Possible solutions (with no info on how data comes from data sources):
- Read from file from local filesystem.
Have a directory which raw data files are placed, and have kepler read the files in from there.
Problems: How kepler knows there is new data to be read?
Possible Solutions/Problems:- Constantly poll the directory and check if new files are available. This would be very inefficent.
- Have a trigger to execute the kepler workflow when a new file is available. Is this even possible?
- Apparently this is possible in linux.

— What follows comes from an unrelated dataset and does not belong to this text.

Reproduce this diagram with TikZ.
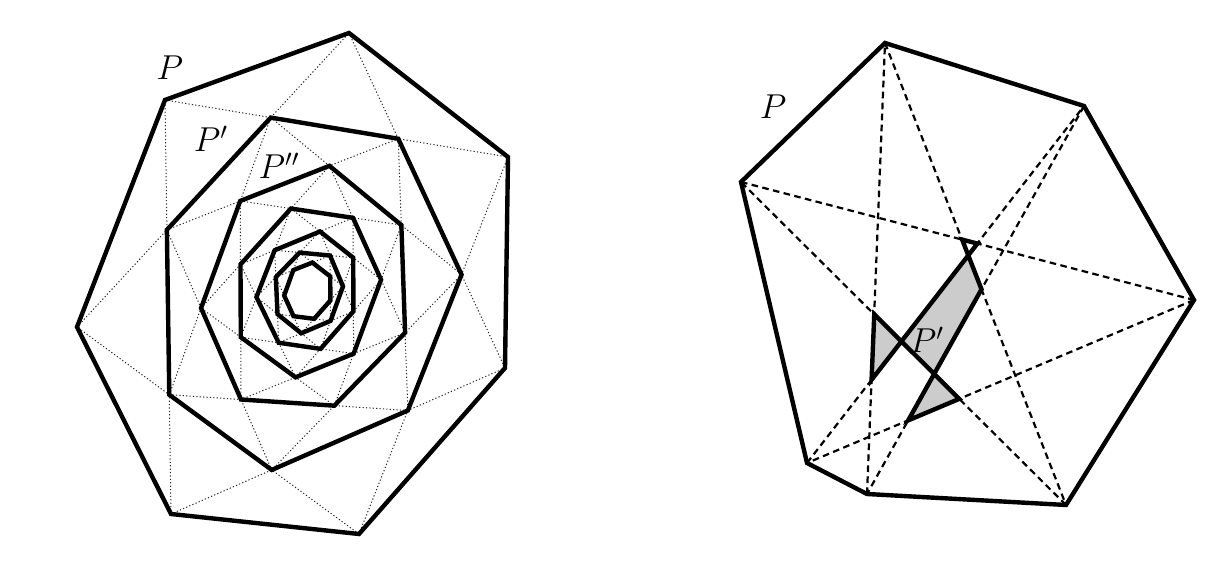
\documentclass[tikz,border=0pt]{standalone}
\tikzset{
  polyline/.style={line width=2.2pt, line join=miter},
  dotline/.style={line width=0.5pt, dash pattern=on 0.6pt off 1.1pt, black!85},
  dashline/.style={line width=1.1pt, dash pattern=on 3.3pt off 2.2pt},
  lbl/.style={font=\LARGE, inner sep=0pt},
}
\begin{document}
\begin{tikzpicture}[x=0.5pt,y=-0.5pt]
\useasboundingbox (0,0) rectangle (1215,581);
% ---------------- left: iterated pentagram map ----------------
\coordinate (L0v1) at (349,33);
\coordinate (L0v2) at (508,157);
\coordinate (L0v3) at (505,368);
\coordinate (L0v4) at (359,534);
\coordinate (L0v5) at (171,514);
\coordinate (L0v6) at (77,327);
\coordinate (L0v7) at (165,100);
\foreach \lev in {0,...,5}{
  \pgfmathtruncatemacro\nlev{\lev+1}
  \foreach \vi in {1,...,7}{
    \pgfmathtruncatemacro\vm{mod(\vi+5,7)+1}
    \pgfmathtruncatemacro\vp{mod(\vi,7)+1}
    \pgfmathtruncatemacro\vpp{mod(\vi+1,7)+1}
    \coordinate (L\nlev v\vi) at (intersection cs: first line={(L\lev v\vm)--(L\lev v\vp)}, second line={(L\lev v\vi)--(L\lev v\vpp)});
    \draw[dotline] (L\lev v\vi) -- (L\lev v\vpp);
  }
}
\foreach \lev in {0,...,6}{
  \draw[polyline] (L\lev v1) -- (L\lev v2) -- (L\lev v3) -- (L\lev v4) -- (L\lev v5) -- (L\lev v6) -- (L\lev v7) -- cycle;
}
\node[lbl] (lP) at (170,68) {$P$};
\node[lbl] (lP1) at (211,139) {$P'$};
\node[lbl] (lP2) at (279,166) {$P''$};
% ---------------- right: deep diagonals ----------------
\coordinate (R1) at (885,43);
\coordinate (R2) at (1084,106);
\coordinate (R3) at (1194,300);
\coordinate (R4) at (1066,505);
\coordinate (R5) at (867,494);
\coordinate (R6) at (807,463);
\coordinate (R7) at (741,182);
\foreach \vi in {1,...,7}{
  \pgfmathtruncatemacro\va{mod(\vi,7)+1}
  \pgfmathtruncatemacro\vc{mod(\vi+2,7)+1}
  \pgfmathtruncatemacro\vd{mod(\vi+3,7)+1}
  \draw[dashline] (R\vi) -- (R\vc);
  \coordinate (Q\vi) at (intersection cs: first line={(R\vi)--(R\vc)}, second line={(R\va)--(R\vd)});
}
\coordinate (QX) at (intersection cs: first line={(Q5)--(Q6)}, second line={(Q7)--(Q1)});
\fill[black!20] (Q1) -- (Q2) -- (Q3) -- (Q4) -- (Q5) -- (QX) -- cycle;
\draw[polyline] (Q1) -- (Q2) -- (Q3) -- (Q4) -- (Q5) -- (Q6) -- (Q7) -- cycle;
\draw[polyline] (R1) -- (R2) -- (R3) -- (R4) -- (R5) -- (R6) -- (R7) -- cycle;
\node[lbl] (rP) at (773,107) {$P$};
\node[lbl] (rP1) at (927,340) {$P'$};
\end{tikzpicture}
\end{document}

TASK: figure out how!
- Read from file in SRB
Same as previous method except the raw data is stored in a special directory in SRB. - Have data incoming from a network socket.
This saves the problem of how to know new data is available, as the sockets can be set to wait for new data.
Problems: - Network listening actors would have to be written. This shouldn't really be a problem.